NSE's ₹30,000 crore IPO: decade of delay, options slump cloud listing
Synopsis
Key Takeaways
The National Stock Exchange (NSE) is pressing ahead with a proposed ₹30,000 crore initial public offering — potentially the largest share sale in Indian history — but the path to listing is shadowed by a decade-long regulatory standoff and a sharp decline in derivatives revenue that has raised fresh investor concerns, according to a Value Research report.
The Co-location Controversy That Froze the IPO
NSE's listing ambitions were derailed by the co-location controversy spanning 2010 to 2014, in which certain brokers allegedly connected first to a backup server inside NSE's data centre, allowing them to receive market data milliseconds ahead of competitors. A forensic audit confirmed the pattern, prompting a Securities and Exchange Board of India (SEBI) investigation.

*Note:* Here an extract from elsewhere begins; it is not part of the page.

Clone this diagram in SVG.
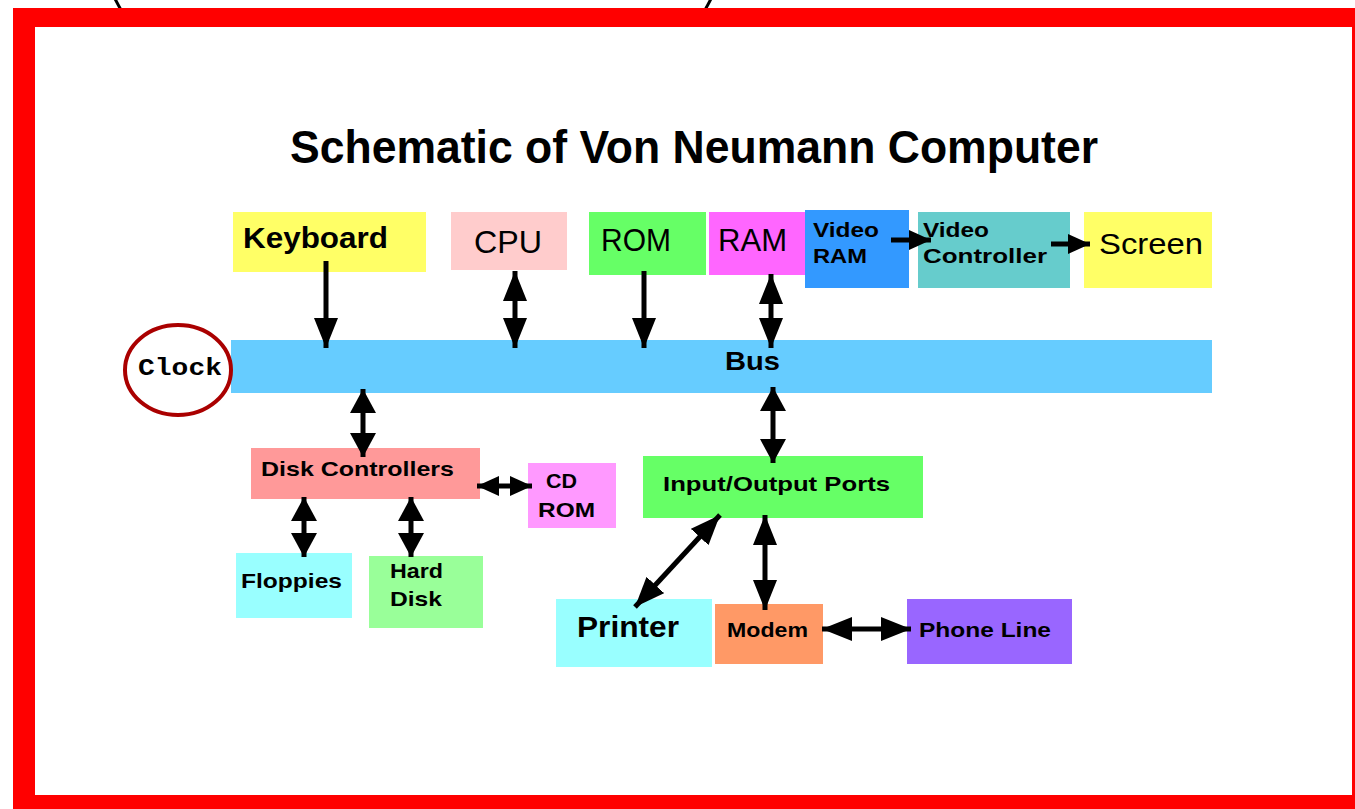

When NSE filed its draft prospectus in 2016, the regulatory case remained unresolved — enough to stall the listing entirely. The matter then wound through years of SEBI penalties, tribunal proceedings, and the Supreme Court. The exchange has now proposed a revised settlement of ₹1,491 crore with SEBI, which is reportedly nearing resolution.
How NSE Got Back on Track
The return of Ashish Chauhan as chief executive in 2022 proved pivotal. A member of NSE's founding team who later steered BSE's own listing in 2017, Chauhan is credited with restoring regulatory credibility and reviving the long-delayed IPO process.
During the decade NSE remained unlisted, its scale grew dramatically. Revenue expanded roughly nine times, and the income mix shifted decisively toward transaction charges — from 49.5% of total income in FY16 to 78.7% by FY26, driven almost entirely by the boom in derivatives, particularly options.
The Options Dependence Problem
Options trading now contributes roughly 60% of NSE's operating revenue, making it the exchange's single largest income driver. That concentration has drawn increasing regulatory attention. According to SEBI data, 91% of retail futures and options traders incurred net losses in FY25, collectively losing approximately ₹1.1 lakh crore.
In response, SEBI introduced a series of curbs from 2024 onwards: weekly expiry events across both exchanges were reduced from seven to one per exchange, with NSE's Nifty assigned a Tuesday expiry and BSE's Sensex a Thursday expiry. Contract sizes were also increased, and additional margins were imposed near expiry dates.
FY26: The First Full Year Under the New Rules
FY26 was the first complete financial year in which NSE operated under the revised regulatory framework — and the numbers reflected the strain. Revenue from operations declined approximately 3% year-on-year, while adjusted profit after tax fell 17% to ₹9,101 crore from ₹10,978 crore in FY25.
NSE's market share in equity options also contracted sharply, sliding from 97% in FY24 to 75% in FY26. The decline exposed the exchange's structural dependence on a single segment, with no other business large enough to absorb the shortfall. The remaining 21% of NSE's revenue comes from data feeds, listing fees, index licensing, and co-location charges — recurring, less volatile streams that continue to grow but cannot yet compensate for the options slowdown.
What Lies Ahead
The IPO's timing will hinge on the final resolution of the SEBI settlement and market conditions. Investors will be watching whether NSE can diversify its revenue base before listing, or whether the offering prices in the risk of continued regulatory tightening in derivatives. The exchange's long-awaited debut on its own boards remains one of the most closely tracked corporate events in Indian capital markets.